The underlying Cryptosystem is IND-CPA (and thus semantically secure under chosen plaintext attack) if the adversary cannot determine which of the two messages was chosen by the oracle, with probability significantly greater than 1/2 (the success rate of random guessing). Variants of this definition define indistinguishability under Chosen Ciphertext Attack and Adaptive Chosen Ciphertext Attack ( IND-CCA , IND-CCA2 ).

Because the adversary possesses the public encryption key in the above game, a semantically secure encryption scheme must by definition be Probabilistic , possessing a component of Randomness ; if this were not the case, the adversary could simply compute the deterministic encryption of m_0 and m_1 and compare these encryptions with the returned ciphertext c to successfully guess the oracle's choice.

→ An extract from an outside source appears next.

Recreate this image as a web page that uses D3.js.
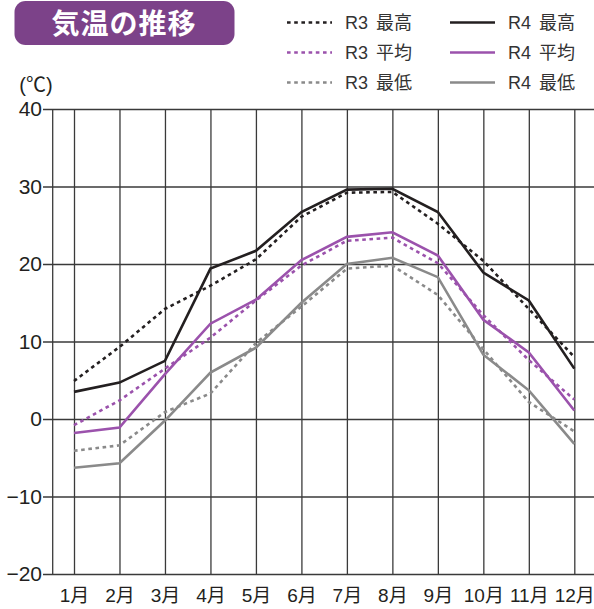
<!DOCTYPE html>
<html>
<head>
<meta charset="utf-8">
<script src="https://cdn.jsdelivr.net/npm/d3@7"></script>
<style>
  body { margin: 0; background: #fff; }
  svg { display: block; }
  .axis-label { font-family: 'Liberation Sans Narrow', 'Liberation Sans', 'Noto Sans CJK JP', sans-serif; fill: #231f20; }
  .legend-label { font-family: 'Liberation Sans', 'Noto Sans CJK JP', sans-serif; fill: #333; }
</style>
</head>
<body>
<div id="chart"></div>
<script>
var months = ['1月', '2月', '3月', '4月', '5月', '6月', '7月', '8月', '9月', '10月', '11月', '12月'];
var yTicks = [-20, -10, 0, 10, 20, 30, 40];

var r3Max = [4.9, 9.3, 14.2, 17.2, 20.6, 26.1, 29.2, 29.3, 25.2, 20.4, 14.2, 8.0];
var r3Avg = [-0.8, 2.4, 6.5, 10.5, 15.3, 19.8, 23.0, 23.4, 20.1, 13.4, 7.6, 2.5];
var r3Min = [-4.1, -3.4, 0.9, 3.3, 9.8, 14.5, 19.4, 19.8, 16.0, 9.0, 2.2, -1.6];
var r4Max = [3.5, 4.7, 7.5, 19.4, 21.7, 26.7, 29.6, 29.7, 26.7, 18.9, 15.3, 6.5];
var r4Avg = [-1.8, -1.1, 5.8, 12.3, 15.4, 20.5, 23.5, 24.1, 21.1, 12.8, 8.6, 1.1];
var r4Min = [-6.3, -5.7, -0.2, 6.0, 9.2, 15.0, 20.0, 20.8, 18.3, 8.3, 3.7, -3.2];

var seriesNames = ['R3 最高', 'R3 平均', 'R3 最低', 'R4 最高', 'R4 平均', 'R4 最低'];

var width = 594;
var height = 609;

var black = '#231f20';
var purple = '#9b52ac';
var gray = '#8a8a8a';

var series = [
  { name: seriesNames[0], values: r3Max, color: black, dashed: true },
  { name: seriesNames[1], values: r3Avg, color: purple, dashed: true },
  { name: seriesNames[2], values: r3Min, color: gray, dashed: true },
  { name: seriesNames[3], values: r4Max, color: black, dashed: false },
  { name: seriesNames[4], values: r4Avg, color: purple, dashed: false },
  { name: seriesNames[5], values: r4Min, color: gray, dashed: false }
];

var x = d3.scalePoint().domain(months).range([74, 574.3]);
var y = d3.scaleLinear().domain([-20, 40]).range([574, 109]);

var svg = d3.select('#chart')
  .append('svg')
  .attr('width', width)
  .attr('height', height);

// Title badge.
svg.append('rect')
  .attr('x', 14.5)
  .attr('y', 1)
  .attr('width', 220)
  .attr('height', 44)
  .attr('rx', 11)
  .attr('fill', '#7c4289');

svg.append('text')
  .attr('x', 124)
  .attr('y', 34)
  .attr('text-anchor', 'middle')
  .style('font-family', "'Noto Sans CJK JP', sans-serif")
  .style('font-weight', 'bold')
  .style('font-size', '28px')
  .style('letter-spacing', '1px')
  .attr('fill', '#fff')
  .text('気温の推移');

// Horizontal grid lines.
var yGrid = d3.axisLeft(y)
  .tickValues(yTicks)
  .tickSize(-(width - 43))
  .tickFormat('');

svg.append('g')
  .attr('transform', 'translate(43,0)')
  .call(yGrid)
  .call(function(g) { g.select('.domain').remove(); })
  .call(function(g) {
    g.selectAll('.tick line').attr('stroke', '#3a3a3a').attr('stroke-width', 1.3);
  });

// Vertical grid lines + month labels.
var xAxis = d3.axisBottom(x)
  .tickSize(-(574 - 109))
  .tickPadding(15);

svg.append('g')
  .attr('transform', 'translate(0,574)')
  .call(xAxis)
  .call(function(g) { g.select('.domain').remove(); })
  .call(function(g) {
    g.selectAll('.tick line').attr('stroke', '#3a3a3a').attr('stroke-width', 1.3);
    g.selectAll('.tick text')
      .attr('class', 'axis-label')
      .style('font-size', '19px')
      .attr('fill', black);
  });

// Left axis line.
svg.append('line')
  .attr('x1', 52.7)
  .attr('x2', 52.7)
  .attr('y1', y(40))
  .attr('y2', y(-20))
  .attr('stroke', '#3a3a3a')
  .attr('stroke-width', 1.3);

// Y tick labels.
var yAxis = d3.axisLeft(y)
  .tickValues(yTicks)
  .tickSize(0)
  .tickPadding(1)
  .tickFormat(function(d) { return d < 0 ? '\u2212' + Math.abs(d) : d; });

svg.append('g')
  .attr('transform', 'translate(43,0)')
  .call(yAxis)
  .call(function(g) { g.select('.domain').remove(); })
  .call(function(g) {
    g.selectAll('.tick text')
      .attr('class', 'axis-label')
      .style('font-size', '21px')
      .attr('fill', black);
  });

// Unit label.
svg.append('text')
  .attr('class', 'axis-label')
  .attr('x', 36)
  .attr('y', 92)
  .attr('text-anchor', 'middle')
  .style('font-size', '20px')
  .text('(℃)');

// Lines.
var line = d3.line()
  .x(function(d, i) { return x(months[i]); })
  .y(function(d) { return y(d); });

var drawOrder = [2, 5, 1, 4, 0, 3];
drawOrder.forEach(function(i) {
  var s = series[i];
  svg.append('path')
    .datum(s.values)
    .attr('fill', 'none')
    .attr('stroke', s.color)
    .attr('stroke-width', 2.6)
    .attr('stroke-dasharray', s.dashed ? '3.6 3.6' : null)
    .attr('stroke-linejoin', 'miter')
    .attr('d', line);
});

// Legend.
var legend = svg.append('g');
series.forEach(function(s, i) {
  var col = i < 3 ? 0 : 1;
  var row = i % 3;
  var lx = col === 0 ? 287 : 450;
  var ly = 22.5 + row * 30;
  legend.append('line')
    .attr('x1', lx)
    .attr('x2', lx + 45)
    .attr('y1', ly)
    .attr('y2', ly)
    .attr('stroke', s.color)
    .attr('stroke-width', 2.6)
    .attr('stroke-dasharray', s.dashed ? '3.6 3.6' : null);
  legend.append('text')
    .attr('class', 'legend-label')
    .attr('x', lx + 58)
    .attr('y', ly + 6.5)
    .style('font-size', '18px')
    .style('word-spacing', '3px')
    .text(s.name);
});
</script>
</body>
</html>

Semantically secure encryption algorithms include Goldwasser-Micali , El Gamal and Paillier . These schemes are considered Provably Secure , as their semantic security can be reduced to solving some hard mathematical problem (e.g., Decisional Diffie-Hellman or the Quadratic Residuosity Problem ). Other, non-semantically-secure algorithms such as RSA , can be made semantically secure (under stronger assumptions) through the use of random encryption padding schemes such as Optimal Asymmetric Encryption Padding (OAEP).